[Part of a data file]
__________________________________________________

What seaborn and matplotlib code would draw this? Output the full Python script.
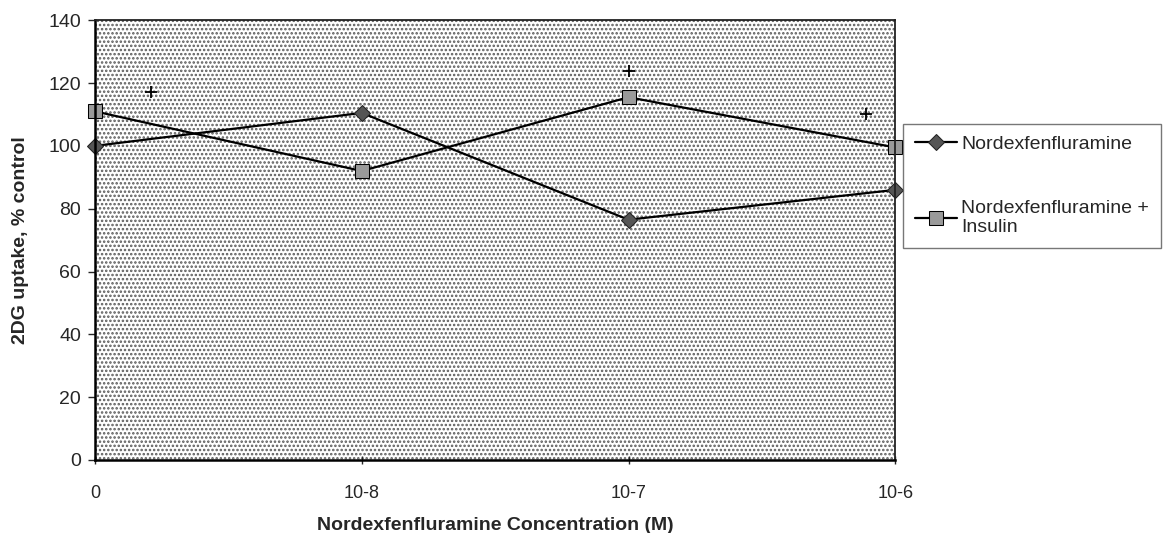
import matplotlib
matplotlib.use("Agg")
import matplotlib.pyplot as plt
import seaborn as sns
import pandas as pd

# Concentration categories and measured uptake (% of control)
concentrations = ["0", "10-8", "10-7", "10-6"]
nordex = [100, 110.5, 76.5, 86]
nordex_insulin = [111, 92, 115.5, 99.5]
series_names = ["Nordexfenfluramine", "Nordexfenfluramine +\nInsulin"]

# Significance marks (category position, value)
sig_x = [0.21, 2.0, 2.89]
sig_y = [117, 124, 110]

yticks = [0, 20, 40, 60, 80, 100, 120, 140]

df = pd.DataFrame({
    "pos": list(range(len(concentrations))) * 2,
    "uptake": nordex + nordex_insulin,
    "series": [series_names[0]] * len(nordex) + [series_names[1]] * len(nordex_insulin),
})

sns.set_theme(style="white")
plt.rcParams["font.family"] = ["Liberation Sans", "DejaVu Sans"]
plt.rcParams["hatch.linewidth"] = 1.2

fig = plt.figure(figsize=(11.65, 5.33), dpi=100)
ax = fig.add_axes([0.0815, 0.137, 0.687, 0.825])

# dotted plot area
ax.set_facecolor("white")
ax.patch.set_hatch("....")
ax.patch.set_edgecolor("#5a5a5a")
ax.patch.set_linewidth(0)

sns.lineplot(
    data=df, x="pos", y="uptake", hue="series", style="series",
    markers={series_names[0]: "D", series_names[1]: "s"},
    dashes=False, palette={series_names[0]: "black", series_names[1]: "black"},
    linewidth=1.6, markersize=9, ax=ax, legend=True,
)
for line in ax.lines:
    line.set_clip_on(False)
    if line.get_marker() == "D":
        line.set_markerfacecolor("#555555")
        line.set_markeredgecolor("#222222")
        line.set_markersize(8)
    elif line.get_marker() == "s":
        line.set_markerfacecolor("#9a9a9a")
        line.set_markeredgecolor("black")
        line.set_markersize(10)

ax.scatter(sig_x, sig_y, marker="+", s=80, color="black", linewidths=1.3, zorder=5)

ax.set_xlim(0, 3)
ax.set_ylim(0, 140)
ax.set_xticks(range(len(concentrations)))
ax.set_xticklabels(concentrations)
ax.set_yticks(yticks)
ax.tick_params(axis="y", which="major", direction="out", length=5, width=1, left=True, labelsize=14, pad=5)
ax.tick_params(axis="x", which="major", direction="inout", length=6, width=1, bottom=True, labelsize=13, pad=15)

for side in ["left", "bottom"]:
    ax.spines[side].set_linewidth(1.8)
    ax.spines[side].set_color("black")
for side in ["top", "right"]:
    ax.spines[side].set_linewidth(1.3)
    ax.spines[side].set_color("#222222")

ax.set_xlabel("Nordexfenfluramine Concentration (M)", fontsize=14, fontweight="bold", labelpad=11)
ax.set_ylabel("2DG uptake, % control", fontsize=14, fontweight="bold", labelpad=14)

handles, labels = ax.get_legend_handles_labels()
ax.get_legend().remove()
leg = fig.legend(
    handles, labels, loc="upper left", bbox_to_anchor=(0.775, 0.768),
    fontsize=14, frameon=True, fancybox=False, edgecolor="#555555",
    handlelength=2.2, labelspacing=2.4, borderpad=0.6, handletextpad=0.2,
    borderaxespad=0,
)
leg.get_frame().set_linewidth(1.0)

fig.savefig("out.png", dpi=100)
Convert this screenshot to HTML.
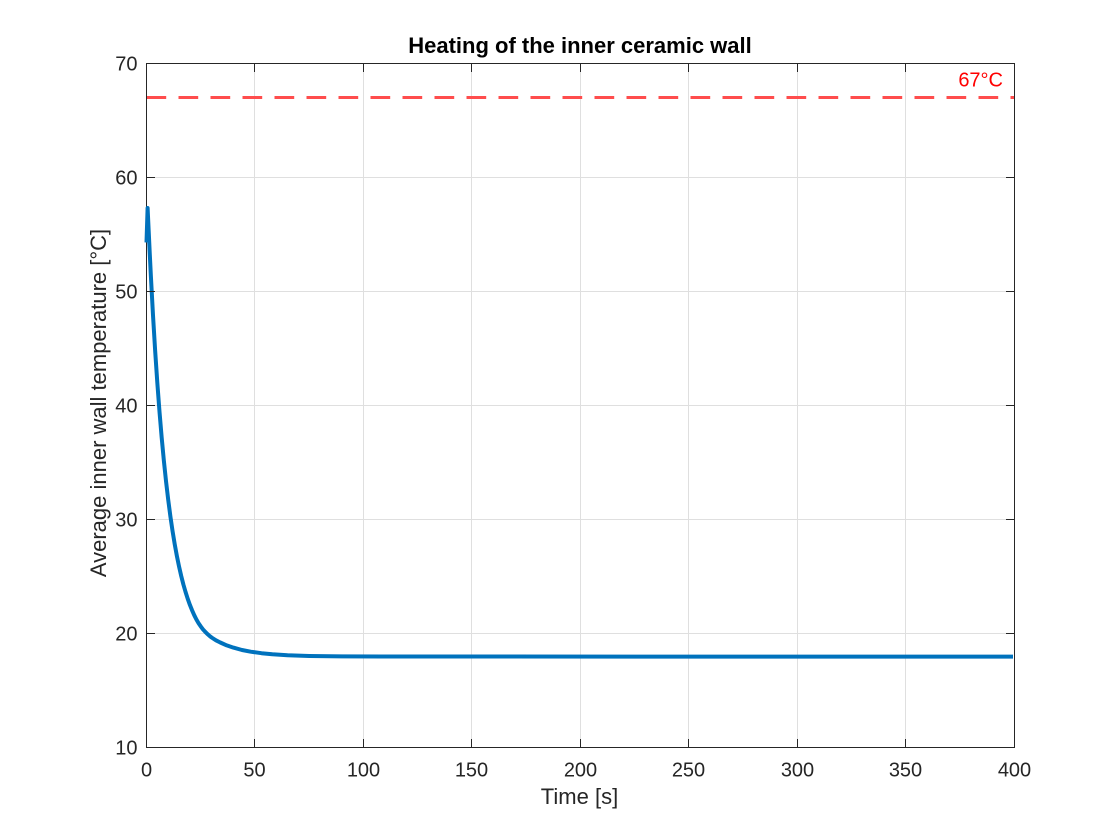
<!DOCTYPE html>
<html>
<head>
<meta charset="utf-8">
<style>
  html,body{margin:0;padding:0;background:#fff;}
  svg{display:block;}
  text{font-family:"Liberation Sans",Arial,Helvetica,sans-serif;}
</style>
</head>
<body>
<svg width="1120" height="840" viewBox="0 0 1120 840" xmlns="http://www.w3.org/2000/svg">
  <rect x="0" y="0" width="1120" height="840" fill="#ffffff"/>

  <!-- grid -->
  <g stroke="#dfdfdf" stroke-width="1" fill="none">
    <line x1="254.5" y1="63.5" x2="254.5" y2="747.5"/>
    <line x1="363.5" y1="63.5" x2="363.5" y2="747.5"/>
    <line x1="471.5" y1="63.5" x2="471.5" y2="747.5"/>
    <line x1="580.5" y1="63.5" x2="580.5" y2="747.5"/>
    <line x1="688.5" y1="63.5" x2="688.5" y2="747.5"/>
    <line x1="797.5" y1="63.5" x2="797.5" y2="747.5"/>
    <line x1="905.5" y1="63.5" x2="905.5" y2="747.5"/>
    <line x1="146.5" y1="633.5" x2="1014.5" y2="633.5"/>
    <line x1="146.5" y1="519.5" x2="1014.5" y2="519.5"/>
    <line x1="146.5" y1="405.5" x2="1014.5" y2="405.5"/>
    <line x1="146.5" y1="291.5" x2="1014.5" y2="291.5"/>
    <line x1="146.5" y1="177.5" x2="1014.5" y2="177.5"/>
  </g>

  <!-- dashed threshold line -->
  <line x1="146.5" y1="97.5" x2="1014.5" y2="97.5" stroke="#ff4d4d" stroke-width="3" stroke-dasharray="19.7 12.3"/>
  <text x="1003" y="86.7" font-size="20" fill="#ff0000" text-anchor="end">67°C</text>

  <!-- axes box -->
  <rect x="146.5" y="63.5" width="868" height="684" fill="none" stroke="#262626" stroke-width="1"/>

  <!-- data curve -->
  <polyline fill="none" stroke="#0072BD" stroke-width="4" stroke-linejoin="round" stroke-linecap="butt"
    points="146.5,242.5 147.6,208 148.67,230.6 149.76,253.6 150.84,275.4 153.01,315.4 155.18,351.2 157.35,383.3 159.52,412.0 161.69,437.7 163.86,460.7 166.03,481.3 168.2,499.7 170.37,516.2 172.54,531.0 174.71,544.2 176.88,556.0 179.05,566.5 181.22,576.0 183.39,584.5 185.56,592.0 187.73,598.8 189.9,604.9 192.07,610.3 194.24,615.2 196.41,619.5 198.58,623.2 200.75,626.4 202.92,629.3 205.09,631.7 207.26,633.9 209.43,635.8 211.6,637.5 215.94,640.3 220.28,642.5 226.79,645.4 233.3,647.6 241.98,650.0 250.66,651.7 261.51,653.2 272.36,654.3 287.55,655.2 309.25,655.95 341.8,656.4 385.2,656.55 1013,656.6"/>

  <!-- ticks -->
  <g stroke="#262626" stroke-width="1">
    <line x1="254.5" y1="747.5" x2="254.5" y2="739"/><line x1="254.5" y1="63.5" x2="254.5" y2="72"/>
    <line x1="363.5" y1="747.5" x2="363.5" y2="739"/><line x1="363.5" y1="63.5" x2="363.5" y2="72"/>
    <line x1="471.5" y1="747.5" x2="471.5" y2="739"/><line x1="471.5" y1="63.5" x2="471.5" y2="72"/>
    <line x1="580.5" y1="747.5" x2="580.5" y2="739"/><line x1="580.5" y1="63.5" x2="580.5" y2="72"/>
    <line x1="688.5" y1="747.5" x2="688.5" y2="739"/><line x1="688.5" y1="63.5" x2="688.5" y2="72"/>
    <line x1="797.5" y1="747.5" x2="797.5" y2="739"/><line x1="797.5" y1="63.5" x2="797.5" y2="72"/>
    <line x1="905.5" y1="747.5" x2="905.5" y2="739"/><line x1="905.5" y1="63.5" x2="905.5" y2="72"/>
    <line x1="146.5" y1="633.5" x2="155" y2="633.5"/><line x1="1014.5" y1="633.5" x2="1006" y2="633.5"/>
    <line x1="146.5" y1="519.5" x2="155" y2="519.5"/><line x1="1014.5" y1="519.5" x2="1006" y2="519.5"/>
    <line x1="146.5" y1="405.5" x2="155" y2="405.5"/><line x1="1014.5" y1="405.5" x2="1006" y2="405.5"/>
    <line x1="146.5" y1="291.5" x2="155" y2="291.5"/><line x1="1014.5" y1="291.5" x2="1006" y2="291.5"/>
    <line x1="146.5" y1="177.5" x2="155" y2="177.5"/><line x1="1014.5" y1="177.5" x2="1006" y2="177.5"/>
  </g>

  <!-- x tick labels -->
  <g font-size="20" fill="#262626" text-anchor="middle">
    <text x="146.5" y="776.5">0</text>
    <text x="254.5" y="776.5">50</text>
    <text x="363.5" y="776.5">100</text>
    <text x="471.5" y="776.5">150</text>
    <text x="580.5" y="776.5">200</text>
    <text x="688.5" y="776.5">250</text>
    <text x="797.5" y="776.5">300</text>
    <text x="905.5" y="776.5">350</text>
    <text x="1014.5" y="776.5">400</text>
  </g>

  <!-- y tick labels -->
  <g font-size="20" fill="#262626" text-anchor="end">
    <text x="137.5" y="754.5">10</text>
    <text x="137.5" y="640.5">20</text>
    <text x="137.5" y="526.5">30</text>
    <text x="137.5" y="412.5">40</text>
    <text x="137.5" y="298.5">50</text>
    <text x="137.5" y="184.5">60</text>
    <text x="137.5" y="70.5">70</text>
  </g>

  <!-- axis labels -->
  <text x="579.5" y="804" font-size="22" fill="#262626" text-anchor="middle">Time [s]</text>
  <text transform="translate(106,403) rotate(-90)" font-size="22" fill="#262626" text-anchor="middle">Average inner wall temperature [°C]</text>

  <!-- title -->
  <text x="580" y="53" font-size="22" font-weight="bold" fill="#000000" text-anchor="middle">Heating of the inner ceramic wall</text>
</svg>
</body>
</html>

__________________________________________________

# Request:
With the pictures left out, restate word for word every line of the data above, from the first down to the line that contains "yticks = [0, 20, 40, 60, 80, 100, 120, 140]".

# Solution:
What seaborn and matplotlib code would draw this? Output the full Python script.
import matplotlib
matplotlib.use("Agg")
import matplotlib.pyplot as plt
import seaborn as sns
import pandas as pd

# Concentration categories and measured uptake (% of control)
concentrations = ["0", "10-8", "10-7", "10-6"]
nordex = [100, 110.5, 76.5, 86]
nordex_insulin = [111, 92, 115.5, 99.5]
series_names = ["Nordexfenfluramine", "Nordexfenfluramine +\nInsulin"]

# Significance marks (category position, value)
sig_x = [0.21, 2.0, 2.89]
sig_y = [117, 124, 110]

yticks = [0, 20, 40, 60, 80, 100, 120, 140]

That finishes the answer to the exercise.